Code that draws figures:
··········
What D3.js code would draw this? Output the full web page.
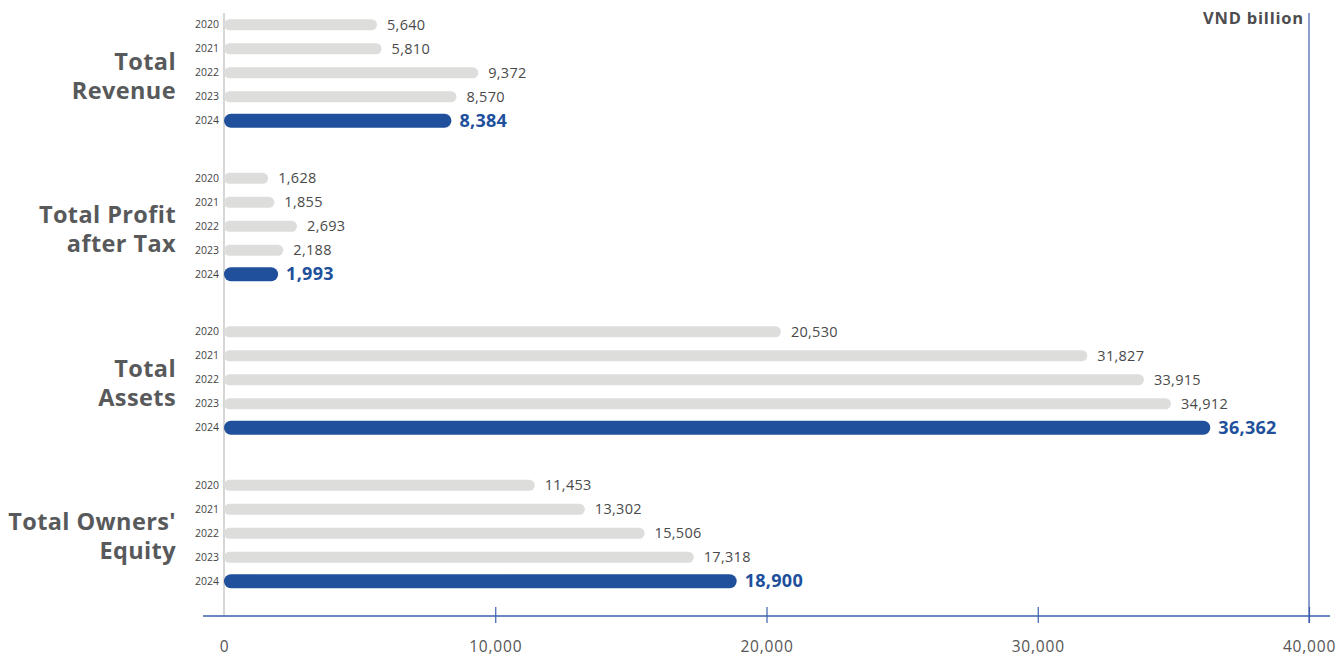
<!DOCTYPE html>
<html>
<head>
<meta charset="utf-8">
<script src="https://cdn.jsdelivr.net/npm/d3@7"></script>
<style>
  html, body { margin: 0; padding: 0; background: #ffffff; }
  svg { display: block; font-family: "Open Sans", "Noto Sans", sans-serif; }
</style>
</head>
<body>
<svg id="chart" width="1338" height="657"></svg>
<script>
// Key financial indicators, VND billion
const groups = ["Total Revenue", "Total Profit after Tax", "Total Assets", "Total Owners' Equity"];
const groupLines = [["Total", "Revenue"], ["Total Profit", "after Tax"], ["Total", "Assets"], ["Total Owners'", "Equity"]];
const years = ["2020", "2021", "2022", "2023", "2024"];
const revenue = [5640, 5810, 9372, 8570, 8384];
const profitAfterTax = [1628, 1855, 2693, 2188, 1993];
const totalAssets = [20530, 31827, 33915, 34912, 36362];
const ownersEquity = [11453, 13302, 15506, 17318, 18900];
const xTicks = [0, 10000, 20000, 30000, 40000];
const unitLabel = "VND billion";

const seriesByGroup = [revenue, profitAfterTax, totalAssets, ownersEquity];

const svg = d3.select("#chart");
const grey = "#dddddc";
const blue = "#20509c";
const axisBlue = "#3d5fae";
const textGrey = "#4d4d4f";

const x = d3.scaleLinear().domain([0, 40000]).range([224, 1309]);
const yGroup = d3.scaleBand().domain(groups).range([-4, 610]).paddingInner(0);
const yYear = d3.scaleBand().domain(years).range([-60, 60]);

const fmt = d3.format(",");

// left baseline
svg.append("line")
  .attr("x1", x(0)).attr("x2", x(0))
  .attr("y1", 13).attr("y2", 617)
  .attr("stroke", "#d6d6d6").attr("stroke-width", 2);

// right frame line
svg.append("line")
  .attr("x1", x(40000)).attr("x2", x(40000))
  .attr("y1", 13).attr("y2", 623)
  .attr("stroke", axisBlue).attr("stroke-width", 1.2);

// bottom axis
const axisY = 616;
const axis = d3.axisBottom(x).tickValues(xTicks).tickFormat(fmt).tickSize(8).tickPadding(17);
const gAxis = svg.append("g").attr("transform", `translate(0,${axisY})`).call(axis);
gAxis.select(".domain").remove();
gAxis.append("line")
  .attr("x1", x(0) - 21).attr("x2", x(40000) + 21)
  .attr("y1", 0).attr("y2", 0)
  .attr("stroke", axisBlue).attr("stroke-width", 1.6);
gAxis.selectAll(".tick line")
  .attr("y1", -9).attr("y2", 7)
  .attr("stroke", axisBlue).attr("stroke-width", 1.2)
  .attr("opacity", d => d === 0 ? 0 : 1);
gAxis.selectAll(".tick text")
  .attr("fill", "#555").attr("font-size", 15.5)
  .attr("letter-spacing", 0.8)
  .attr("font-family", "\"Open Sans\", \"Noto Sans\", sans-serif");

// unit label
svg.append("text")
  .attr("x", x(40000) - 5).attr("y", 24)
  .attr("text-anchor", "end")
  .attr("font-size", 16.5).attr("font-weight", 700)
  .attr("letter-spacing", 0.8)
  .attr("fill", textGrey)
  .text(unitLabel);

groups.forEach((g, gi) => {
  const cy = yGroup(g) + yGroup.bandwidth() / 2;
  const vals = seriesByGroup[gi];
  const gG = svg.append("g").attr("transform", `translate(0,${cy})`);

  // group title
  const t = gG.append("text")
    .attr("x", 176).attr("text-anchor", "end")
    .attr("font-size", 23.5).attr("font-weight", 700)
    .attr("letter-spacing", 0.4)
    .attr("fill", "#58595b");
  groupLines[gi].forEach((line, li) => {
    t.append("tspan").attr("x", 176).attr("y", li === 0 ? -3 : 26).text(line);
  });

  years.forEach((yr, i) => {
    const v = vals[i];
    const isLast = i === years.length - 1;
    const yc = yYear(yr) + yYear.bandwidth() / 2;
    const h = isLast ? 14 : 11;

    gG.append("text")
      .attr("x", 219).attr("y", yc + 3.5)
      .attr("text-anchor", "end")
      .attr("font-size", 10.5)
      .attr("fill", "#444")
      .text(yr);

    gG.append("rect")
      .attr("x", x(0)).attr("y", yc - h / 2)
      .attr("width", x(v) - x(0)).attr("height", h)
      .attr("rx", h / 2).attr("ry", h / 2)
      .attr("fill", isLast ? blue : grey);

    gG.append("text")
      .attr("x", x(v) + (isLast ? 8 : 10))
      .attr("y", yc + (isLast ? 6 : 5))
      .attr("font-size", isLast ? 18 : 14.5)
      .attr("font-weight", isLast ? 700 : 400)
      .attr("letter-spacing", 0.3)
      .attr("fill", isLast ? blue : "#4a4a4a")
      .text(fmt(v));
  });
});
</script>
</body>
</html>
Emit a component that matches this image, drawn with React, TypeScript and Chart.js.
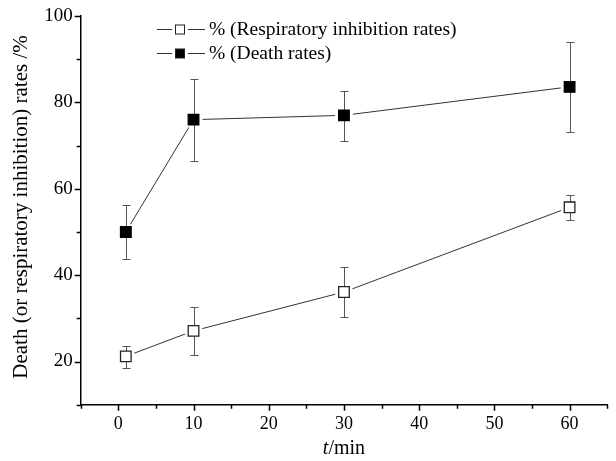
··········
■ SET EXERCISE ■
Look through the entries above; copy each line where the string "this" appears.

■ RIGHT ANSWER ■
What D3.js code would draw this? Output the full web page.
Emit a component that matches this image, drawn with React, TypeScript and Chart.js.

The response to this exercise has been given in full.